Diane Hargrove, Sales Director at BES Healthcare, said that the proposed mandatory vaccination issue was discussed with the firm’s Assistive Technology and Infection Prevention teams, which she said provoked some lively debate…

Diane said: “In summary, most people were completely happy to have the vaccination (and have already) but were concerned that making it mandatory marks a red line against freedom of choice, particularly as the vaccine is still in experimental “emergency release” phase with no long term safety data.

“The team felt that provided residents were vaccinated, all visiting staff rapid tested and all other COVID precautions were in place, mandatory vaccination should not be a legal requirement.

“In addition the question of resident visitors was raised – will it be a legal requirement for them too?

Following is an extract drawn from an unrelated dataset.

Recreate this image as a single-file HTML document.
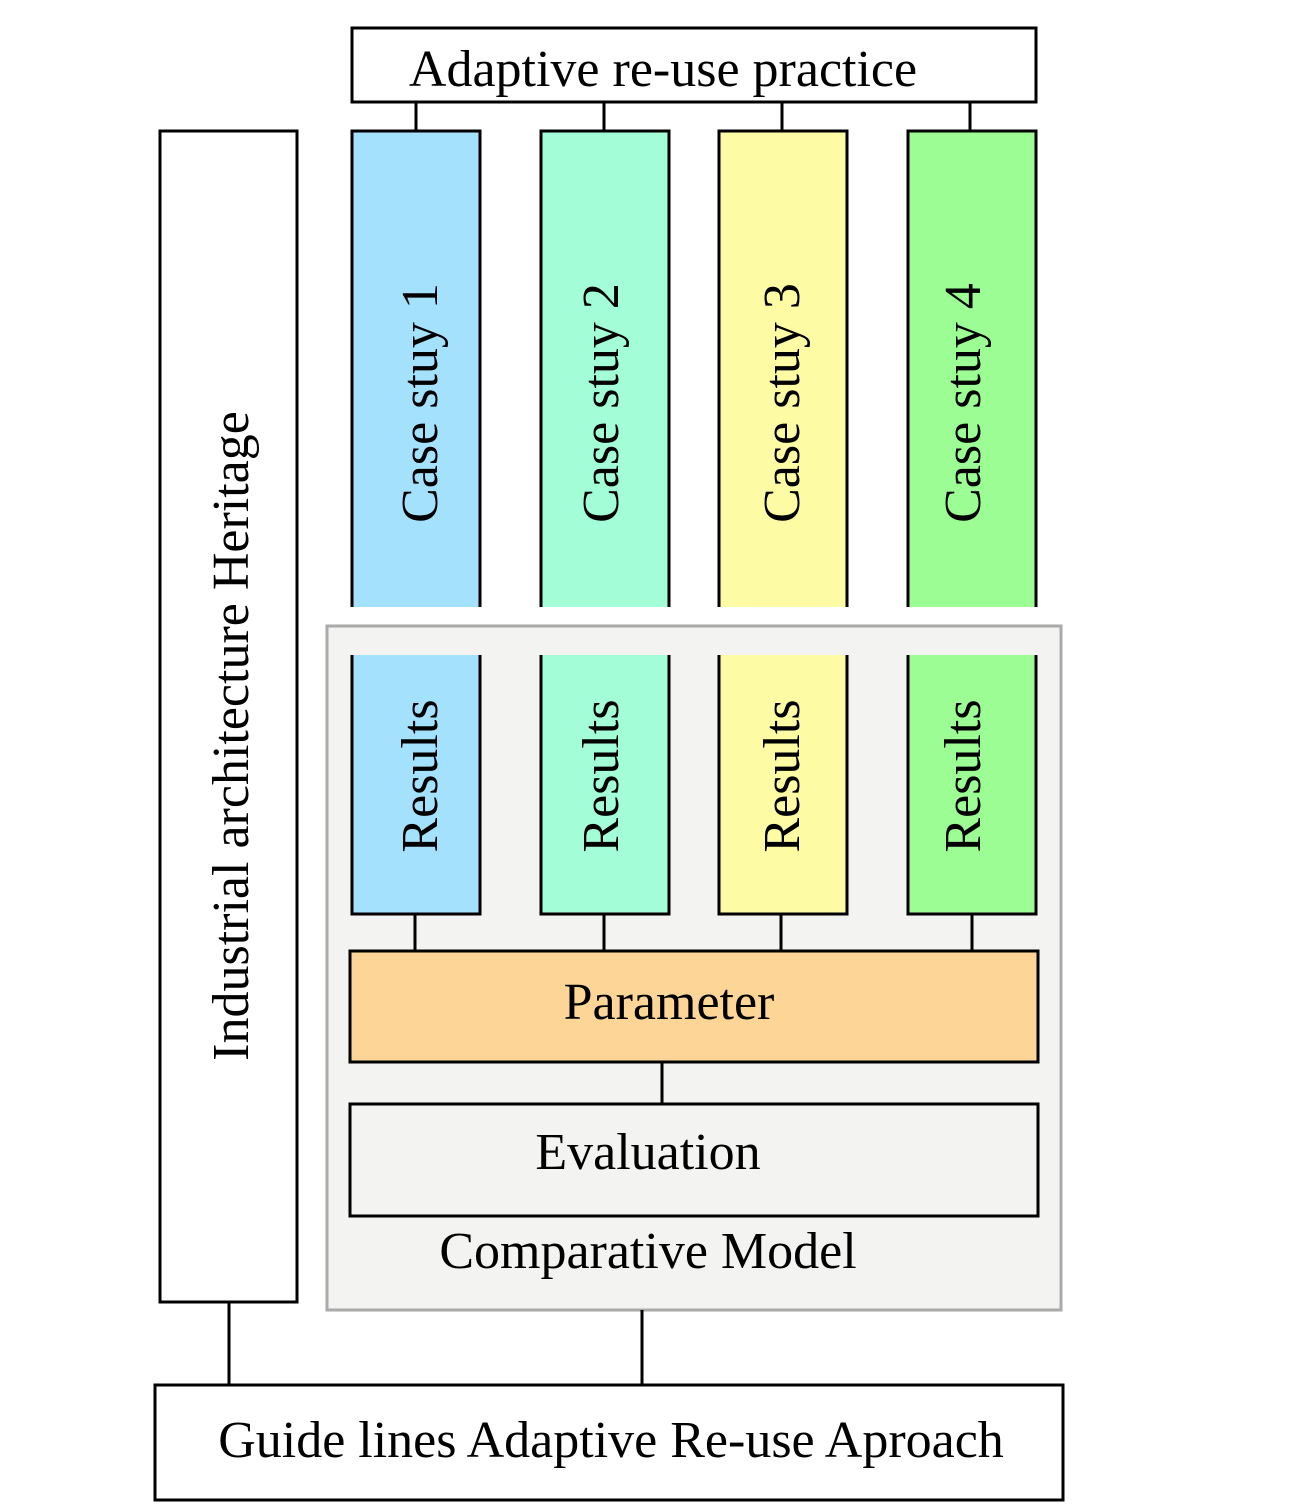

“It was felt that care homes could be the start of a wider legislation within society – health and social care being the start – as being seen as more “acceptable” but potentially extending into hospitality etc.

“Out of our team, 20 per cent initially felt it was a good initiative, but were tempered by the debate that took place subsequently, whereas the others were consistently against it becoming a legal requirement for the reasons mentioned.

“All felt it was entirely appropriate that private care providers and employers could make it a requirement of employment but this was seen as a very different proposition from legal mandatory vaccination for the whole sector.

“Concerns were raised about the loss of a large number of experienced and valuable care staff, should the proposal go through, which would leave residents exposed to greater harms potentially. It was felt that recruiting to replace could prove problematic.”